= Hot spare =

A hot spare or warm spare or hot standby is a component used as a failover mechanism to provide reliability in system configurations. The hot spare is active and connected as part of a working system. When a key component fails, the hot spare is switched into operation. More generally, a hot standby can be used to refer to any device or system that is held in readiness to overcome an otherwise significant start-up delay.

==Examples==
Examples of hot spares are components such as A/V switches, computers, network printers, and hard disks. The equipment is powered on, or considered "hot," but not actively functioning in (i.e. used by) the system.

Electrical generators may be held on hot standby, or a steam train may be held at the shed fired up (literally hot) ready to replace a possible failure of an engine in service.

==Explanation==
In designing a reliable system, it is recognized that there will be failures. At the extreme, a complete system can be duplicated and kept up to date—so in the event of the primary system failing, the secondary system can be switched in with little or no interruption. More often, a hot spare is a single vital component without which the entire system would fail. The spare component is integrated into the system in such a way that in the event of a problem, the system can be altered to use the spare component. This may be done automatically or manually, but in either case it is normal to have some means of error detection. A hot spare does not necessarily give 100% availability or protect against temporary loss of the system during the switching process; it is designed to significantly reduce the time that the system is unavailable.

Hot standby may have a slightly different connotation of being active but not productive to hot spare, that is it is a state rather than object. For example, in a national power grid, the supply of power needs to be balanced to demand over a short term. It can take many hours to bring a coal-fired power station up to productive temperatures. To allow for load balancing, generator turbines may be kept running with the generators switched off so as peaks of demand occur, the generators can rapidly be switched on to balance the load. Being in the state of being ready to run is known as hot standby. Though it is not a modern phenomenon, steam train operators might hold a spare steam engine at a terminus fired up, as starting an engine cold would take a significant amount of time.

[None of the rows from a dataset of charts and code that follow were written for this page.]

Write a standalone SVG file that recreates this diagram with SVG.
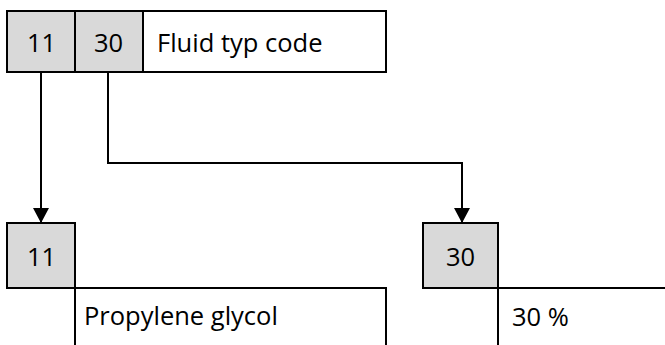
<svg xmlns="http://www.w3.org/2000/svg" width="665" height="345" viewBox="0 0 665 345">
<defs>
<marker id="arr" markerWidth="16" markerHeight="16" refX="15" refY="8" orient="auto" markerUnits="userSpaceOnUse">
<path d="M0,0 L15,8 L0,16 Z" fill="#000"/>
</marker>
<style>
.g{fill:#d9d9d9;stroke:#000;stroke-width:2}
.w{fill:#fff;stroke:#000;stroke-width:2}
.l{fill:none;stroke:#000;stroke-width:2}
text{font-family:"Open Sans","Liberation Sans",sans-serif;font-size:25.5px;fill:#000}
.c{text-anchor:middle}
</style>
</defs>
<rect width="665" height="345" fill="#fff"/>
<g id="header">
<rect class="w" x="7" y="11" width="379" height="61"/>
<rect class="g" x="7" y="11" width="68" height="61"/>
<rect class="g" x="75" y="11" width="68" height="61"/>
<text class="c" x="41.5" y="52">11</text>
<text class="c" x="108.5" y="52">30</text>
<text x="157" y="52">Fluid typ code</text>
</g>
<g id="connectors">
<path class="l" d="M41,72 V223" marker-end="url(#arr)"/>
<path class="l" d="M108,72 V163 H462 V223" marker-end="url(#arr)"/>
</g>
<g id="code11">
<rect class="g" x="7" y="223" width="68" height="65"/>
<text class="c" x="41.5" y="266">11</text>
</g>
<g id="propylene">
<path class="l" d="M75,345 V288 H386 V345"/>
<text x="84" y="325">Propylene glycol</text>
</g>
<g id="code30">
<rect class="g" x="423" y="223" width="75" height="65"/>
<text class="c" x="460.5" y="266">30</text>
</g>
<g id="percent">
<path class="l" d="M498,345 V288 H665"/>
<text x="512" y="326">30 %</text>
</g>
</svg>
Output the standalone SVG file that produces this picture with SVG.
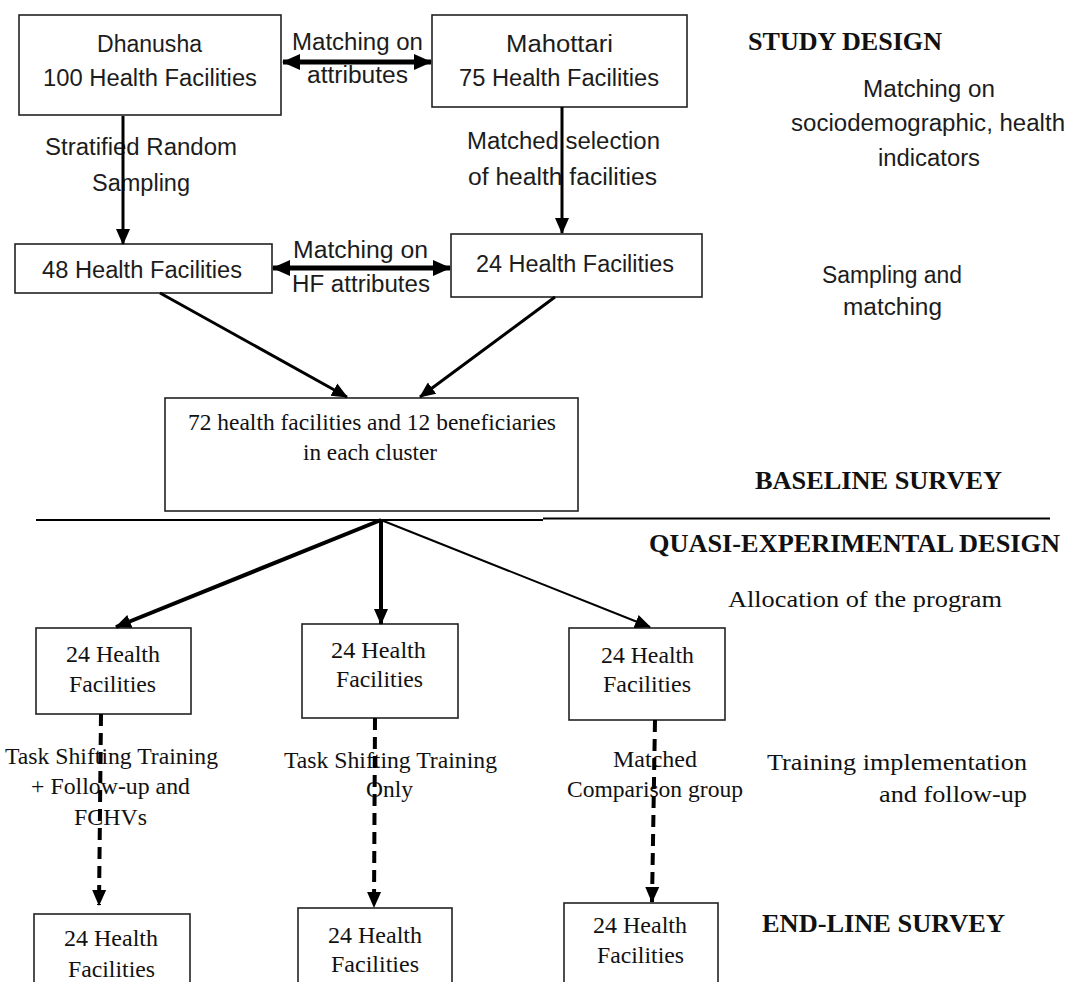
<svg xmlns="http://www.w3.org/2000/svg" width="1069" height="982" viewBox="0 0 1069 982">
<style>
.bx{fill:#fff;stroke:#222;stroke-width:1.6}
.s{font-family:"Liberation Sans",Arial,sans-serif;font-size:23px;fill:#1c1c1c}
.t{font-family:"Liberation Serif","Times New Roman",serif;font-size:23px;fill:#111}
.tb{font-family:"Liberation Serif","Times New Roman",serif;font-size:26px;font-weight:bold;fill:#111}
.c{stroke:#000;fill:none}
</style>
<defs>
<marker id="ah" markerUnits="userSpaceOnUse" markerWidth="18" markerHeight="18" viewBox="0 0 18 18" refX="17" refY="9" orient="auto-start-reverse"><path d="M0,1 L18,9 L0,17 z" fill="#000"/></marker>
<marker id="ahs" markerUnits="userSpaceOnUse" markerWidth="16" markerHeight="16" viewBox="0 0 16 16" refX="15" refY="8" orient="auto"><path d="M0,1 L16,8 L0,15 z" fill="#000"/></marker>
</defs>
<rect width="1069" height="982" fill="#fff"/>

<g id="dhanusha"><rect class="bx" x="19" y="15" width="262" height="100"/>
<text class="s" x="97" y="52" textLength="105" lengthAdjust="spacingAndGlyphs">Dhanusha</text>
<text class="s" x="43" y="86" textLength="214" lengthAdjust="spacingAndGlyphs">100 Health Facilities</text></g>

<g id="mahottari"><rect class="bx" x="432" y="15" width="255" height="92"/>
<text class="s" x="506" y="52" textLength="107" lengthAdjust="spacingAndGlyphs">Mahottari</text>
<text class="s" x="459" y="86" textLength="200" lengthAdjust="spacingAndGlyphs">75 Health Facilities</text></g>

<g id="hf48"><rect class="bx" x="15" y="244" width="257" height="49"/>
<text class="s" x="42" y="278" textLength="200" lengthAdjust="spacingAndGlyphs">48 Health Facilities</text></g>

<g id="hf24"><rect class="bx" x="451" y="234" width="251" height="63"/>
<text class="s" x="476" y="272" textLength="198" lengthAdjust="spacingAndGlyphs">24 Health Facilities</text></g>

<g id="baseline"><rect class="bx" x="165" y="398" width="413" height="113"/>
<text class="t" font-size="20" x="188" y="430" textLength="368" lengthAdjust="spacingAndGlyphs">72 health facilities and 12 beneficiaries</text>
<text class="t" font-size="20" x="303" y="460" textLength="134" lengthAdjust="spacingAndGlyphs">in each cluster</text></g>

<g id="armA"><rect class="bx" x="36" y="628" width="155" height="86"/>
<text class="t" x="66" y="662" textLength="94" lengthAdjust="spacingAndGlyphs">24 Health</text>
<text class="t" x="69" y="692" textLength="87" lengthAdjust="spacingAndGlyphs">Facilities</text></g>

<g id="armB"><rect class="bx" x="302" y="624" width="156" height="94"/>
<text class="t" x="331" y="658" textLength="95" lengthAdjust="spacingAndGlyphs">24 Health</text>
<text class="t" x="336" y="687" textLength="87" lengthAdjust="spacingAndGlyphs">Facilities</text></g>

<g id="armC"><rect class="bx" x="569" y="628" width="156" height="92"/>
<text class="t" x="601" y="663" textLength="93" lengthAdjust="spacingAndGlyphs">24 Health</text>
<text class="t" x="603" y="692" textLength="88" lengthAdjust="spacingAndGlyphs">Facilities</text></g>

<g id="endA"><rect class="bx" x="34" y="914" width="156" height="80"/>
<text class="t" x="64" y="946" textLength="94" lengthAdjust="spacingAndGlyphs">24 Health</text>
<text class="t" x="68" y="977" textLength="87" lengthAdjust="spacingAndGlyphs">Facilities</text></g>

<g id="endB"><rect class="bx" x="298" y="908" width="154" height="86"/>
<text class="t" x="328" y="943" textLength="94" lengthAdjust="spacingAndGlyphs">24 Health</text>
<text class="t" x="331" y="972" textLength="88" lengthAdjust="spacingAndGlyphs">Facilities</text></g>

<g id="endC"><rect class="bx" x="564" y="903" width="154" height="91"/>
<text class="t" x="593" y="933" textLength="94" lengthAdjust="spacingAndGlyphs">24 Health</text>
<text class="t" x="597" y="963" textLength="87" lengthAdjust="spacingAndGlyphs">Facilities</text></g>

<g id="labels">
<text class="s" x="292" y="50" textLength="131" lengthAdjust="spacingAndGlyphs">Matching on</text>
<text class="s" x="307" y="83" textLength="101" lengthAdjust="spacingAndGlyphs">attributes</text>
<text class="s" x="45" y="155" textLength="192" lengthAdjust="spacingAndGlyphs">Stratified Random</text>
<text class="s" x="92" y="191" textLength="98" lengthAdjust="spacingAndGlyphs">Sampling</text>
<text class="s" x="467" y="149" textLength="193" lengthAdjust="spacingAndGlyphs">Matched selection</text>
<text class="s" x="468" y="185" textLength="189" lengthAdjust="spacingAndGlyphs">of health facilities</text>
<text class="s" x="293" y="258" textLength="135" lengthAdjust="spacingAndGlyphs">Matching on</text>
<text class="s" x="292" y="292" textLength="138" lengthAdjust="spacingAndGlyphs">HF attributes</text>
<text class="t" x="5" y="764" textLength="213" lengthAdjust="spacingAndGlyphs">Task Shifting Training</text>
<text class="t" x="31" y="794" textLength="159" lengthAdjust="spacingAndGlyphs">+ Follow-up and</text>
<text class="t" x="74" y="825" textLength="73" lengthAdjust="spacingAndGlyphs">FCHVs</text>
<text class="t" x="284" y="768" textLength="213" lengthAdjust="spacingAndGlyphs">Task Shifting Training</text>
<text class="t" x="366" y="797" textLength="47" lengthAdjust="spacingAndGlyphs">Only</text>
<text class="t" x="613" y="767" textLength="84" lengthAdjust="spacingAndGlyphs">Matched</text>
<text class="t" x="567" y="797" textLength="176" lengthAdjust="spacingAndGlyphs">Comparison group</text>
</g>

<g id="side">
<text class="tb" x="748" y="50" textLength="194" lengthAdjust="spacingAndGlyphs">STUDY DESIGN</text>
<text class="s" x="863" y="97" textLength="132" lengthAdjust="spacingAndGlyphs">Matching on</text>
<text class="s" x="791" y="131" textLength="274" lengthAdjust="spacingAndGlyphs">sociodemographic, health</text>
<text class="s" x="878" y="166" textLength="102" lengthAdjust="spacingAndGlyphs">indicators</text>
<text class="s" x="822" y="283" textLength="140" lengthAdjust="spacingAndGlyphs">Sampling and</text>
<text class="s" x="843" y="315" textLength="99" lengthAdjust="spacingAndGlyphs">matching</text>
<text class="tb" x="755" y="489" textLength="247" lengthAdjust="spacingAndGlyphs">BASELINE SURVEY</text>
<text class="tb" x="649" y="552" textLength="411" lengthAdjust="spacingAndGlyphs">QUASI-EXPERIMENTAL DESIGN</text>
<text class="t" x="728" y="607" textLength="274" lengthAdjust="spacingAndGlyphs">Allocation of the program</text>
<text class="t" x="767" y="770" textLength="260" lengthAdjust="spacingAndGlyphs">Training implementation</text>
<text class="t" x="879" y="802" textLength="148" lengthAdjust="spacingAndGlyphs">and follow-up</text>
<text class="tb" x="762" y="932" textLength="243" lengthAdjust="spacingAndGlyphs">END-LINE SURVEY</text>
</g>

<g id="connectors">
<line x1="36" y1="520" x2="543" y2="520" stroke="#000" stroke-width="2"/>
<line x1="543" y1="518.5" x2="1050" y2="518.5" stroke="#000" stroke-width="2"/>
<line class="c" x1="283" y1="62" x2="431" y2="62" stroke-width="5" marker-start="url(#ah)" marker-end="url(#ah)"/>
<line class="c" x1="273" y1="268" x2="450" y2="268" stroke-width="5" marker-start="url(#ah)" marker-end="url(#ah)"/>
<line class="c" x1="123" y1="116" x2="123" y2="244" stroke-width="3" marker-end="url(#ahs)"/>
<line class="c" x1="562" y1="107" x2="562" y2="233" stroke-width="3" marker-end="url(#ahs)"/>
<line class="c" x1="160" y1="293" x2="347" y2="397" stroke-width="3" marker-end="url(#ahs)"/>
<line class="c" x1="555" y1="297" x2="420" y2="397" stroke-width="3" marker-end="url(#ahs)"/>
<line class="c" x1="381" y1="520" x2="116" y2="627" stroke-width="4" marker-end="url(#ahs)"/>
<line class="c" x1="381" y1="520" x2="381" y2="624" stroke-width="4" marker-end="url(#ahs)"/>
<line class="c" x1="381" y1="520" x2="650" y2="627" stroke-width="2" marker-end="url(#ahs)"/>
<line class="c" x1="101" y1="714" x2="99" y2="905" stroke-width="4" stroke-dasharray="12 7" marker-end="url(#ahs)"/>
<line class="c" x1="375" y1="718" x2="374" y2="907" stroke-width="4" stroke-dasharray="12 7" marker-end="url(#ahs)"/>
<line class="c" x1="655" y1="720" x2="652" y2="902" stroke-width="4" stroke-dasharray="12 7" marker-end="url(#ahs)"/>
</g>
</svg>
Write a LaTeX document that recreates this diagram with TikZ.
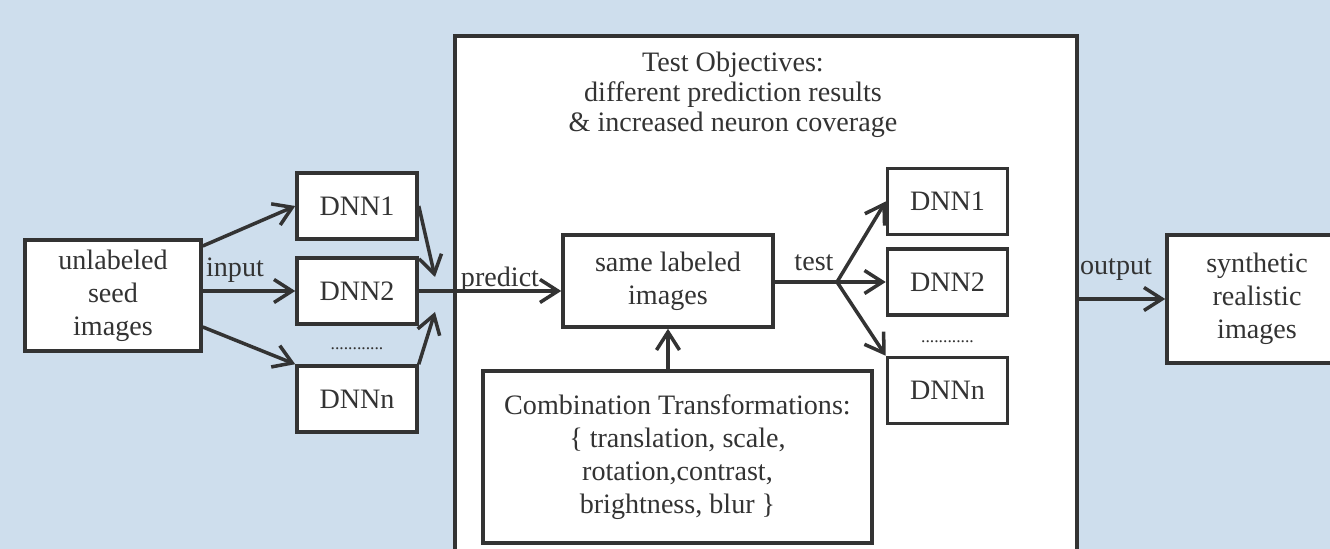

The spare may be similar component or system, or it may be a system of reduced performance, designed to cope for the duration of the time to repair and recover the original component. In high availability systems, it is common to design so that not only is there a spare that can quickly be switched in, but also that the failed component can be repaired or replaced without stopping the system - this is known as hot swapping. It may be considered that the probability of a second failure is low, and therefore the system is designed simply to allow operation to continue until a suitable maintenance period. The appropriate solution is normally determined by balancing the costs of implementing the availability against the likelihood of a problem and the severity of that problem. there are two types of hot standby:
1. hot standby master - slave
2. hot standby in shearing mode

==Computer usage==
A hot spare disk is a disk or group of disks used to automatically or manually, depending upon the hot spare policy, replace a failing or failed disk in a RAID configuration. The hot spare disk reduces the mean time to recovery (MTTR) for the RAID redundancy group, thus reducing the probability of a second disk failure and the resultant data loss that would occur in any singly redundant RAID (e.g., RAID-1, RAID-5, RAID-10). Typically, a hot spare is available to replace a number of different disks and systems employing a hot spare normally require a redundant group to allow time for the data to be generated onto the spare disk. During this time the system is exposed to data loss due to a subsequent failure, and therefore the automatic switching to a spare disk reduces the time of exposure to that risk compared to manual discovery and implementation.

The concept of hot spares is not limited to hardware, but also software systems can be held in a state of readiness, for example a database server may have a software copy on hot standby, possibly even on the same machine to cope with the various factors that make a database unreliable, such as the impact of disc failure, poorly written queries or database software errors.

==Hot standby operation in railway signalling==

At least two units of the same type will be powered up, receiving the same set of inputs, performing identical computations and producing identical outputs in a nearly-synchronous manner. The outputs are typically physical outputs (individual ON/OFF type digital signals, or analog signals), or serial data messages wrapped in suitable protocols depending upon the nature of their intended use. Outputs from only one unit (designated as the master or on-line unit, via application logic) are used to control external devices (such as switches, signals, on-board propulsion/braking control devices, etc.) or simply to provide displays. The other unit is a hot-standby or a hot spare unit, ready to take over if the master unit fails. When the master unit fails, an automatic failover to the hot spare occurs within a very short time and the outputs from the hot spare, now the master unit, are delivered to the controlled devices and displays. The controlled devices and displays may experience a short blip or disturbance during the failover time. However, they can be designed to tolerate/ignore the disturbances so that the overall system operation is not affected.

==Hot standby operation of vacuum tubes==
This means that a device, or section of a device, that may need to be activated instantly, is kept with the vacuum tubes (pre-)heated but the anode voltage supply switched off. This causes normal cathode coatings to fail prematurely.